The Knife of Never Letting Go (Chaos Walking #1) Setting

Where It All Goes Down

Prentisstown, the Countryside of the New World, Farbranch

We see a couple different settings in The Knife of Never Letting Go, so we're going to give you a tour of the highlights: the bad, the good, and the better.

Prentisstown

Imagine the worst day you've ever had. Now imagine that being every day. Okay, now you can imagine what it's like to live in Prentisstown.

Prentisstown is more about how you feel when you're there than what it physically looks like. And it is one Noisy, angry, womanless place. Todd hates "every minute of every day in my stupid, stinking life in this stupid, stinking town" (2.21). The fact that everyone is so unhappy is made way worse by Noise—you don't just hear your own unhappiness, but the unhappy noise of everyone else. It's enough to really bum a person out.

Basically, Prentisstown is the armpit of the New World. So even though Todd leaves it at the beginning, since the town is where he's been raised, it's responsible for all the anger he carries. The Prentisstown vibe taints everything it touches.

New World Swamp / Countryside

Most of Todd's journeys take him through the countryside of the New World. It's a nice break from all those settlements with their weird laws and quirks, and since so much of the book deals with society (and all the things that can go wrong with it), it's important that there's this neutral ground.
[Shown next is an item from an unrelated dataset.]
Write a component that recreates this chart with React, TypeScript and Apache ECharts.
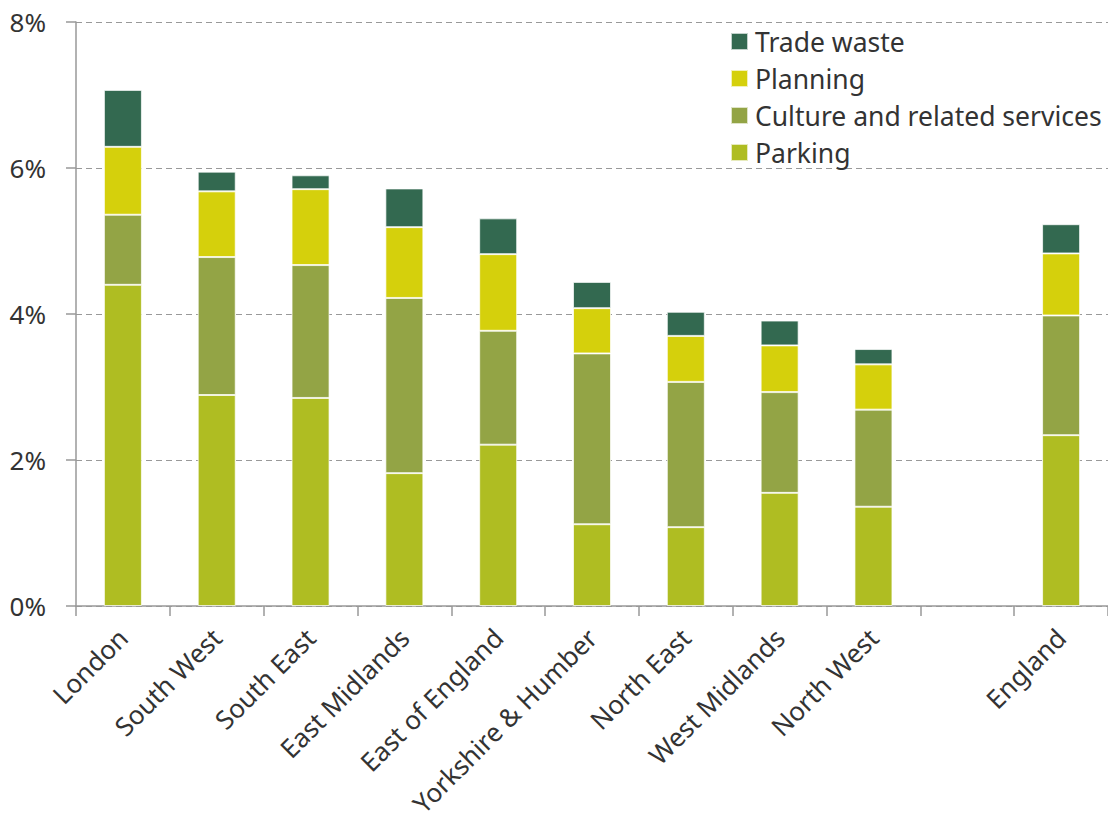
import React, { useEffect, useRef } from "react";
import * as echarts from "echarts";

const categories = [
  "London",
  "South West",
  "South East",
  "East Midlands",
  "East of England",
  "Yorkshire & Humber",
  "North East",
  "West Midlands",
  "North West",
  "",
  "England",
];

const parking = [4.4, 2.89, 2.85, 1.82, 2.21, 1.12, 1.08, 1.55, 1.36, null, 2.34];
const culture = [0.96, 1.89, 1.82, 2.4, 1.56, 2.34, 1.99, 1.38, 1.33, null, 1.64];
const planning = [0.93, 0.9, 1.04, 0.97, 1.05, 0.62, 0.63, 0.64, 0.62, null, 0.85];
const tradeWaste = [0.78, 0.27, 0.19, 0.53, 0.49, 0.36, 0.33, 0.34, 0.21, null, 0.4];

const yTicks = [0, 2, 4, 6, 8];

const COLORS = {
  trade: "#336950",
  planning: "#d5d00c",
  culture: "#93a445",
  parking: "#afbd22",
};

const FONT = "'Noto Sans', 'Open Sans', sans-serif";

export default function App() {
  const ref = useRef<HTMLDivElement>(null);

  useEffect(() => {
    if (!ref.current) return;
    const chart = echarts.init(ref.current, undefined, { renderer: "svg" });
    const mk = (name: string, data: (number | null)[], color: string) => ({
      name,
      type: "bar",
      stack: "total",
      data,
      barWidth: 38,
      itemStyle: { color, borderColor: "rgba(255,255,255,0.7)", borderWidth: 1 },
    });
    chart.setOption({
      animation: false,
      textStyle: { fontFamily: FONT },
      grid: { left: 76, right: 0, top: 22, bottom: 215, containLabel: false },
      legend: {
        orient: "vertical",
        left: 730,
        top: 28,
        padding: 0,
        itemWidth: 17,
        itemHeight: 17,
        itemGap: 10,
        data: ["Trade waste", "Planning", "Culture and related services", "Parking"],
        textStyle: { fontSize: 26.5, lineHeight: 27, color: "#333", fontFamily: FONT, padding: [0, 0, 0, 2] },
        icon: "rect",
      },
      xAxis: {
        type: "category",
        data: categories,
        axisLine: { lineStyle: { color: "#999", width: 1.5 } },
        axisTick: { show: true, length: 10, alignWithLabel: false, lineStyle: { color: "#999", width: 1.5 } },
        axisLabel: {
          interval: 0,
          rotate: 45,
          fontSize: 26,
          color: "#333",
          margin: 27,
          fontFamily: FONT,
        },
      },
      yAxis: {
        type: "value",
        min: yTicks[0],
        max: yTicks[yTicks.length - 1],
        interval: 2,
        axisLine: { show: true, lineStyle: { color: "#999", width: 1.5 } },
        axisTick: { show: true, length: 10, lineStyle: { color: "#999", width: 1.5 } },
        axisLabel: {
          formatter: "{value}%",
          fontSize: 26,
          color: "#333",
          margin: 30,
          fontFamily: FONT,
        },
        splitLine: { lineStyle: { color: "#999", type: [6, 4], width: 1 } },
      },
      series: [
        mk("Parking", parking, COLORS.parking),
        mk("Culture and related services", culture, COLORS.culture),
        mk("Planning", planning, COLORS.planning),
        mk("Trade waste", tradeWaste, COLORS.trade),
      ],
    });
    return () => chart.dispose();
  }, []);

  return (
    <div
      ref={ref}
      style={{ position: "fixed", left: 0, top: 0, width: 1108, height: 821, background: "#fff" }}
    />
  );
}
Todd finds the countryside "all just life, going over itself, returning and cycling and eating itself to grow" (1.60). In other words, it's self sufficient and happy, without Noise and people ruining everything. He says there is "no sign of any kind of settlement or people except for the dusty road itself. Which is good in one way but weird in another" (20.52). To Todd, after all, the world as he knows it is meant for people to crowd and control. The countryside, then, offers him a new way of thinking about the world and how to live in it.

Farbranch

Farbranch is probably the golden child of the New World (well, until Mayor Prentiss flattens it to the ground). Todd, who's used to towns being like Prentisstown, says that "it feels like I've wandered right off New World into some whole other place altogether" (17.84) when he gets here. People aren't angry and they seem to get along pretty well—even with Noise. Compared to the Noise he's used to, it's "so heedless and safe-sounding to me that it feels like taking a bath in comparison to the black Noise I'm used to" (17.89). Todd's mind's a little bit blow, and that's only a good thing.